The often heard claim that the Queen is ‘politically neutral’ has always been untenable, relying on a combination of an unreasonably narrow definition of what defines politics, officially sanctioned secrecy and astute PR to spin away any public blunders. For example there was the well publicised ‘accidental’ comment she made before the 2014 Scottish Independence referendum. But there are many more less well known instances, such as this one from the early days of the Blair government in1997. We now know the Queen was implacably opposed to a suggestion that voting system be changed from the First Past The Post method a fact revealed by Lady Joyce Gould (Baroness Gould of Potternewton). I choose this instance because the circumstances surrounding this event highlights another area of Palace interference in Westminster politics. I’ll return to this shortly.
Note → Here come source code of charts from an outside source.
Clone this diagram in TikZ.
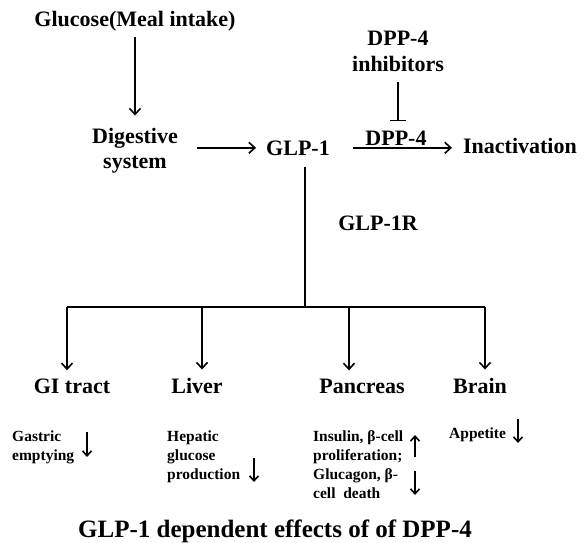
\documentclass[tikz,border=0pt]{standalone}
\usepackage{fontspec}
\setmainfont{Liberation Serif}
\usetikzlibrary{arrows.meta}
\begin{document}
\begin{tikzpicture}[x=1pt,y=-1pt,
  big/.style={font=\bfseries\fontsize{22}{25}\selectfont, inner sep=2pt, align=center},
  big2/.style={font=\bfseries\fontsize{22}{26.5}\selectfont, inner sep=2pt, align=center},
  small/.style={font=\bfseries\fontsize{15.5}{18.7}\selectfont, inner sep=0pt, align=left},
  ttl/.style={font=\bfseries\fontsize{25}{28}\selectfont, inner sep=0pt},
  conn/.style={line width=1.6pt, -{Straight Barb[length=6pt,width=11pt]}},
  sarr/.style={line width=1.6pt, -{Straight Barb[length=5pt,width=9pt]}},
  plain/.style={line width=1.6pt},
  inh/.style={line width=1.6pt, -{Bar[width=16pt]}},
]
\useasboundingbox (0,0) rectangle (584,543);
% top chain
\node[big, anchor=base] (glucose) at (135,27) {Glucose(Meal intake)};
\node[big, anchor=base] (dig) at (135,168) {Digestive\\system};
\node[big, anchor=base] (glp) at (298,155) {GLP-1};
\node[big, anchor=base] (inact) at (520,153) {Inactivation};
\node[big, anchor=base] (dpplab) at (396,145) {DPP-4};
\node[big2, anchor=base] (inhib) at (398,72) {DPP-4\\inhibitors};
\node[big, anchor=base] (glp1r) at (378,230) {GLP-1R};
% organs
\node[big, anchor=base] (gi) at (72,393) {GI tract};
\node[big, anchor=base] (liver) at (197,393) {Liver};
\node[big, anchor=base] (panc) at (362,393) {Pancreas};
\node[big, anchor=base] (brain) at (480,393) {Brain};
% effects
\node[small, anchor=base west] (gastric) at (12,460) {Gastric\\emptying};
\node[small, anchor=base west] (hepatic) at (167,479) {Hepatic\\glucose\\production};
\node[small, anchor=base west] (insulin) at (313,498) {Insulin, β-cell\\proliferation;\\Glucagon, β-\\cell\ \ death};
\node[small, anchor=base west] (appetite) at (449,438) {Appetite};
% title
\node[ttl, anchor=base] (title) at (275,537) {GLP-1 dependent effects of of DPP-4};
% connectors
\draw[conn, shorten <=3pt, shorten >=10pt] (glucose) -- (dig);
\draw[conn, shorten <=17pt, shorten >=8pt] (dig.east |- glp.west) -- (glp.west);
\draw[conn, shorten <=21pt, shorten >=9pt] (glp.east) -- (inact.west |- glp.east);
\draw[inh, shorten <=8pt, shorten >=7pt] (inhib.south) -- (inhib.south |- dpplab.north);
\coordinate (j) at (305,307);
\coordinate (b1) at (67,307);
\coordinate (b2) at (202,307);
\coordinate (b3) at (349,307);
\coordinate (b4) at (485,307);
\draw[plain, shorten <=10pt] (glp.south -| j) -- (j);
\draw[plain] (b1) -- (b4);
\draw[conn, shorten >=6pt] (b1) -- (b1 |- gi.north);
\draw[conn, shorten >=6pt] (b2) -- (b2 |- liver.north);
\draw[conn, shorten >=6pt] (b3) -- (b3 |- panc.north);
\draw[conn, shorten >=6pt] (b4) -- (b4 |- brain.north);
% small arrows
\coordinate (ga1) at (87,432); \coordinate (ga2) at (87,457);
\coordinate (ha1) at (254,458); \coordinate (ha2) at (254,482);
\coordinate (iu1) at (415,457); \coordinate (iu2) at (415,435);
\coordinate (id1) at (415,471); \coordinate (id2) at (415,495);
\coordinate (aa1) at (518,419); \coordinate (aa2) at (518,443);
\draw[sarr] (ga1) -- (ga2);
\draw[sarr] (ha1) -- (ha2);
\draw[sarr] (iu1) -- (iu2);
\draw[sarr] (id1) -- (id2);
\draw[sarr] (aa1) -- (aa2);
\end{tikzpicture}
\end{document}
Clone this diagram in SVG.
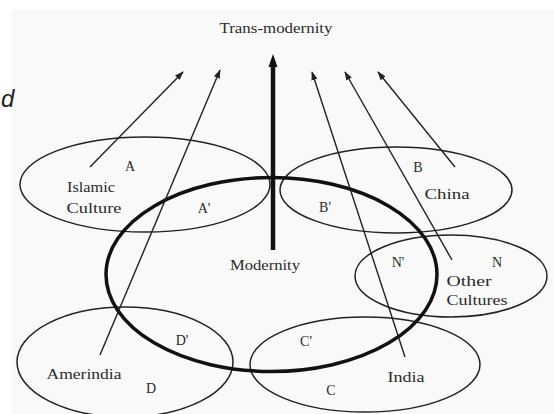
<svg xmlns="http://www.w3.org/2000/svg" width="554" height="414" viewBox="0 0 554 414">
<defs>
<style>
.e{fill:none;stroke:#222;stroke-width:1.5}
.m{fill:none;stroke:#111;stroke-width:3.5}
.t{font-family:"Liberation Serif","Times New Roman",serif;font-size:14px;fill:#2a2a2a;text-anchor:middle}
.c{stroke:#222;stroke-width:1.4;fill:none;marker-end:url(#ah)}
</style>
<marker id="ah" viewBox="0 0 10 7" refX="9" refY="3.5" markerWidth="6.5" markerHeight="4.5" orient="auto" markerUnits="strokeWidth">
<path d="M0,0 L10,3.5 L0,7 z" fill="#222"/>
</marker>
</defs>
<rect x="0" y="0" width="554" height="414" fill="#ffffff"/>
<rect x="12" y="10" width="542" height="404" fill="#f9f9f9"/>
<text x="1" y="107" font-family="Liberation Sans, Arial, sans-serif" font-style="italic" font-size="24" fill="#222">d</text>

<g id="transmodernity">
<text class="t" x="276" y="33" textLength="113" lengthAdjust="spacingAndGlyphs">Trans-modernity</text>
</g>

<g id="islamic">
<ellipse class="e" cx="145" cy="184.5" rx="125" ry="47.5"/>
<text class="t" x="130" y="171">A</text>
<text class="t" x="91" y="192" textLength="48" lengthAdjust="spacingAndGlyphs">Islamic</text>
<text class="t" x="94" y="213" textLength="55" lengthAdjust="spacingAndGlyphs">Culture</text>
<text class="t" x="204" y="213">A'</text>
</g>

<g id="china">
<ellipse class="e" cx="396" cy="190" rx="116" ry="43"/>
<text class="t" x="418" y="172">B</text>
<text class="t" x="447" y="199" textLength="45" lengthAdjust="spacingAndGlyphs">China</text>
<text class="t" x="325" y="212">B'</text>
</g>

<g id="other">
<ellipse class="e" cx="451" cy="276" rx="96" ry="41"/>
<text class="t" x="398" y="267">N'</text>
<text class="t" x="497" y="267">N</text>
<text class="t" x="469" y="286" textLength="45" lengthAdjust="spacingAndGlyphs">Other</text>
<text class="t" x="477" y="305" textLength="61" lengthAdjust="spacingAndGlyphs">Cultures</text>
</g>

<g id="india">
<ellipse class="e" cx="365" cy="364.5" rx="115" ry="47.5"/>
<text class="t" x="306" y="346">C'</text>
<text class="t" x="331" y="395">C</text>
<text class="t" x="406" y="382" textLength="37" lengthAdjust="spacingAndGlyphs">India</text>
</g>

<g id="amerindia">
<ellipse class="e" cx="125" cy="362" rx="108" ry="55"/>
<text class="t" x="182" y="345">D'</text>
<text class="t" x="84" y="379" textLength="75" lengthAdjust="spacingAndGlyphs">Amerindia</text>
<text class="t" x="151" y="393">D</text>
</g>

<g id="modernity">
<ellipse class="m" cx="271.5" cy="274.5" rx="165.5" ry="97"/>
<text class="t" x="265" y="270" textLength="70" lengthAdjust="spacingAndGlyphs">Modernity</text>
</g>

<g id="connectors">
<line x1="273" y1="250" x2="273" y2="64" stroke="#111" stroke-width="4.5"/>
<path d="M273,54 L277.5,67 L268.5,67 z" fill="#111"/>
<line class="c" x1="90" y1="167" x2="183" y2="72"/>
<line class="c" x1="100" y1="355" x2="220" y2="70"/>
<line class="c" x1="405" y1="357" x2="312" y2="72"/>
<line class="c" x1="452" y1="260" x2="345" y2="72"/>
<line class="c" x1="455" y1="167" x2="378" y2="72"/>
</g>
</svg>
These are just two of the examples of political lobbying undertaken by the Queen which are in the public domain. It is likely that the number instances which reach our attention is merely a tiny tip of a very large iceberg. We are prevented from knowing more by such ruses as the fact that, inexplicably for a publicly funded organisation, the Freedom of Information Act does not extend to the Palace. We do know, however, the mechanisms by which political influence can be exerted. For a start, the Queen has weekly confidential meetings with the Prime Minister during which, according to Walter Bagehot (I wrote about Bagehot here) she has the right to warn and encourage. But warn and encourage about what? Other public figures such as MPs now have to complete a register of interests. So why not the Queen? Without a register we are unable to weigh the influence which may be brought to bear. In fact not less than three Government whips are also members of the Royal Household! Worse, one of the whips in the House of Commons is allocated the task of making a regular report to the Queen concerning members of the House. This includes any gossip, tittle-tattle and so forth. Why would this be of interest to someone not taking an active interest in politics? For Government whips in the Lords we can return to the Baroness Gould incident (remember the Queen’s opposition to changing the voting system). Astonishingly, Government whips in the House of Lords, are formally made Lords and Ladies in Waiting to the Monarch. On being appointed to a commission reviewing the voting system Lady Gould had to resign as a Lords whip and was summoned to the Queen to explain why she was taking this action. It is quite outrageous that any member of Parliament should be dragged before an unaccountable monarch to account for their actions.
But the system allows for an even more overt exercise of political intereference through Queens and Prince’s Consent. This is the process by which any proposed legislation which may affect the Queen’s Duchy of Lancaster estate or Prince Charles’ Duchy of Cornwall has to be sent to the Palace for approval. Mainly this may entail altering the proposed Bill but in extreme vases this can mean refusal for a Parliamentary debate! During the last Parliament the Commons Political and Constitutional Reform committee raised serious concerns about Consent, which has not been acted upon.
That the Queen is politically neutral is a myth perpetrated on us all and unacceptable in the 21st Century. It is time we solved the problem by installing a properly accountable and transparent Head of State.